Après la pollution d’avril 2021, une nouvelle inspection réalisée par la DDPP en septembre 2022 permet de constater que les nouvelles mises en demeure faisant suite à la pollution n’ont pas été totalement respectées. « À cause de l’inflation », se justifie le gérant de la porcherie. Argument contredit à la lumière des débats et de la bonne santé financière de la société, qui a déclaré près d’un million d’euros de bénéfice en 2019 et 470 000 euros en 2020.

Mobilisation citoyenne

Dans la salle pleine du tribunal, un groupe écoute attentivement les débats. Ce sont les membres du collectif des habitants et habitantes du port de Penzé, qui s’est créé spontanément après la pollution. « Pour nous, c’est un lieu de vie et de baignade qui a été touché en plein cœur. On a découvert ce qui se passait près de chez nous, car, pour beaucoup, nous ne connaissions même pas l’existence de cet élevage », expliquent-ils.
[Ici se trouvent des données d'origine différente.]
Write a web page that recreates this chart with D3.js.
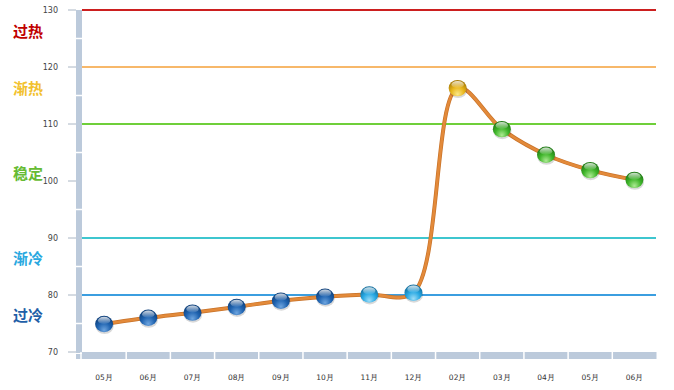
<!DOCTYPE html>
<html>
<head>
<meta charset="utf-8">
<script src="https://cdn.jsdelivr.net/npm/d3@7"></script>
<style>
  body { margin: 0; background: #fff; }
  svg { display: block; font-family: Verdana, "DejaVu Sans", sans-serif; }
</style>
</head>
<body>
<script>
// data
var months = ["05月","06月","07月","08月","09月","10月","11月","12月","02月","03月","04月","05月","06月"]
var values = [74.9, 76.0, 76.9, 77.9, 79.0, 79.7, 80.1, 80.4, 116.3, 109.1, 104.6, 101.9, 100.2]
var yTicks = [70, 80, 90, 100, 110, 120, 130]

// threshold lines
var levelValues = [130, 120, 110, 90, 80]
var levelColors = ["#cc1f1f", "#f7b86a", "#6fcf3a", "#3ec6cf", "#3b9ee0"]

// zone labels
var zoneNames = ["过热", "渐热", "稳定", "渐冷", "过冷"]
var zoneAt = [126.3, 116.2, 101.3, 86.4, 76.4]
var zoneColors = ["#c00000", "#f2c12e", "#66bb33", "#29a8e0", "#1f5fa8"]

var width = 674, height = 390
var svg = d3.select("body").append("svg").attr("width", width).attr("height", height)

var x = d3.scaleBand().domain(d3.range(months.length)).range([82, 656.5])
var y = d3.scaleLinear().domain([70, 130]).range([352, 10])

var defs = svg.append("defs")
var balls = {
  dark:  ["#6fa6e0", "#1f63b0", "#0d3f7a"],
  light: ["#9fdef8", "#27a8e3", "#136f9e"],
  green: ["#aeeb94", "#3fb52a", "#1f7a14"],
  gold:  ["#fbe98a", "#e8b51a", "#a87b06"]
}
Object.keys(balls).forEach(function(k){
  var g = defs.append("radialGradient").attr("id", "ball-" + k)
    .attr("cx", "50%").attr("cy", "70%").attr("r", "65%").attr("fx", "50%").attr("fy", "88%")
  g.append("stop").attr("offset", "0%").attr("stop-color", balls[k][0])
  g.append("stop").attr("offset", "55%").attr("stop-color", balls[k][1])
  g.append("stop").attr("offset", "100%").attr("stop-color", balls[k][2])
})
var shine = defs.append("linearGradient").attr("id", "shine").attr("x1", 0).attr("y1", 0).attr("x2", 0).attr("y2", 1)
shine.append("stop").attr("offset", "0%").attr("stop-color", "#fff").attr("stop-opacity", 0.8)
shine.append("stop").attr("offset", "100%").attr("stop-color", "#fff").attr("stop-opacity", 0.05)

// axis bars
var barColor = "#bccadb"
svg.append("rect").attr("x", 76).attr("y", y(130)).attr("width", 6).attr("height", 359 - y(130)).attr("fill", barColor)
svg.append("rect").attr("x", 76).attr("y", 352).attr("width", 580.5).attr("height", 7).attr("fill", barColor)

// white separators on y bar (half steps)
svg.selectAll(".ysep").data(d3.range(75, 130, 10)).join("line")
  .attr("x1", 76).attr("x2", 82).attr("y1", d => y(d)).attr("y2", d => y(d))
  .attr("stroke", "#fff").attr("stroke-width", 1.5)
svg.append("line").attr("x1", 81).attr("x2", 81).attr("y1", 352).attr("y2", 359).attr("stroke", "#fff").attr("stroke-width", 1.5)
svg.append("line").attr("x1", 76).attr("x2", 82).attr("y1", 353.5).attr("y2", 353.5).attr("stroke", "#fff").attr("stroke-width", 1)

// white separators on x bar
svg.selectAll(".xsep").data(d3.range(1, months.length)).join("line")
  .attr("x1", d => x(d)).attr("x2", d => x(d)).attr("y1", 352).attr("y2", 359)
  .attr("stroke", "#fff").attr("stroke-width", 1.5)

// y ticks
svg.selectAll(".ytick").data(yTicks).join("line")
  .attr("x1", 68).attr("x2", 76).attr("y1", d => y(d)).attr("y2", d => y(d))
  .attr("stroke", "#aab6c4").attr("stroke-width", 1)
svg.selectAll(".ylab").data(yTicks).join("text")
  .attr("x", 58).attr("y", d => y(d) + 3).attr("text-anchor", "end")
  .attr("font-size", 8).attr("fill", "#444").text(d => d)

// x labels
svg.selectAll(".xlab").data(months).join("text")
  .attr("x", (d, i) => x(i) + x.bandwidth() / 2).attr("y", 380).attr("text-anchor", "middle")
  .attr("font-size", 7.5).attr("fill", "#333").text(d => d)

// level lines
svg.selectAll(".level").data(levelValues).join("line")
  .attr("x1", 82).attr("x2", 656).attr("y1", d => y(d)).attr("y2", d => y(d))
  .attr("stroke", (d, i) => levelColors[i]).attr("stroke-width", 2)

// zone labels
svg.selectAll(".zone").data(zoneNames).join("text")
  .attr("x", 13).attr("y", (d, i) => y(zoneAt[i]) + 5.5)
  .attr("font-family", "'Noto Sans CJK SC', sans-serif").attr("font-weight", "bold")
  .attr("font-size", 15).attr("fill", (d, i) => zoneColors[i]).text(d => d)

// line
var line = d3.line().x((d, i) => x(i) + x.bandwidth() / 2).y(d => y(d)).curve(d3.curveCatmullRom.alpha(0.5))
svg.append("path").datum(values).attr("d", line)
  .attr("fill", "none").attr("stroke", "#c8732a").attr("stroke-width", 4)
svg.append("path").datum(values).attr("d", line)
  .attr("fill", "none").attr("stroke", "#e38a3a").attr("stroke-width", 2.6)

function ballType(v) {
  if (v >= 110) return "gold"
  if (v >= 90) return "green"
  if (v >= 80) return "light"
  return "dark"
}

var pts = svg.selectAll(".pt").data(values).join("g")
  .attr("transform", (d, i) => "translate(" + (x(i) + x.bandwidth() / 2) + "," + y(d) + ")")
pts.append("ellipse").attr("cx", 0.5).attr("cy", 1.8).attr("rx", 9.2).attr("ry", 8.2).attr("fill", "#000").attr("opacity", 0.15)
pts.append("ellipse").attr("rx", 9).attr("ry", 8.2).attr("fill", d => "url(#ball-" + ballType(d) + ")")
pts.append("ellipse").attr("cx", 0).attr("cy", -3.6).attr("rx", 6.2).attr("ry", 3.6).attr("fill", "url(#shine)")
</script>
</body>
</html>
Une vive émotion avait suivi cette pollution et le manque d’action des pouvoirs publics avait été mis en lumière par le collectif : « Sur les rives de la commune de Taulé, aucune information officielle ne faisait état de la situation, nous avons alors décidé de créer des pancartes avec les enfants… qui ont été retirées par la police municipale. »

Cette colère s’est alors transformée en mobilisation citoyenne et une manifestation a réuni 400 personnes. C’est cet élan qui incitera des associations locales à aller jusqu’au procès en se portant parties civiles.

« Je n’aurais pas pu remettre les pieds à Penzé la tête haute si on avait négocié une indemnisation dans un bureau », raconte Philippe Bras, président de l’Association agréée pour la pêche et la protection du milieu aquatique (APPMA) du pays de Morlaix. « Jusque-là, c’était une pratique courante lors d’un épisode de pollution : l’assureur négocie une somme d’argent avec les parties civiles pour éviter le procès, ça fait gagner du temps, mais, au final, c’est l’assureur qui paye et le responsable ne se sent pas concerné… Et les pollutions se répètent. À un moment, il faut que cela cesse », résume le pêcheur.

Si le rôle du collectif citoyen semble déterminant dans cette affaire, un autre acteur manque à l’appel. Aucune des collectivités locales touchées par la pollution n’a en effet choisi de porter plainte. « Je ne me voyais pas porter plainte au nom d’une collectivité alors que nous-mêmes sommes parfois responsables de pollutions au niveau des stations d’épuration », raconte Guy Pennec, maire de Plourin-lès-Morlaix et président de la commission locale de l’eau.

Cette absence des pouvoirs publics n’a pas découragé le parquet brestois dans ses réquisitions. Il faut dire que, sur ce point aussi, le dossier avait son importance : il était en effet instruit par le tout nouveau pôle régional environnement. « Il y a une volonté de donner une place plus grande aux dossiers environnementaux », précise Solenn Briand, substitut du procureur de Brest, qui a la charge de ce pôle environnement. « Mais il y a un décalage entre les faibles moyens que nous avons et le nombre d’affaires que nous avons à traiter. »

À la sortie du tribunal, les parties civiles ont fait part de leur satisfaction, tandis que Me Miossec, avocate de la S.A. Kerjean et de son gérant, annonçait son intention de faire appel.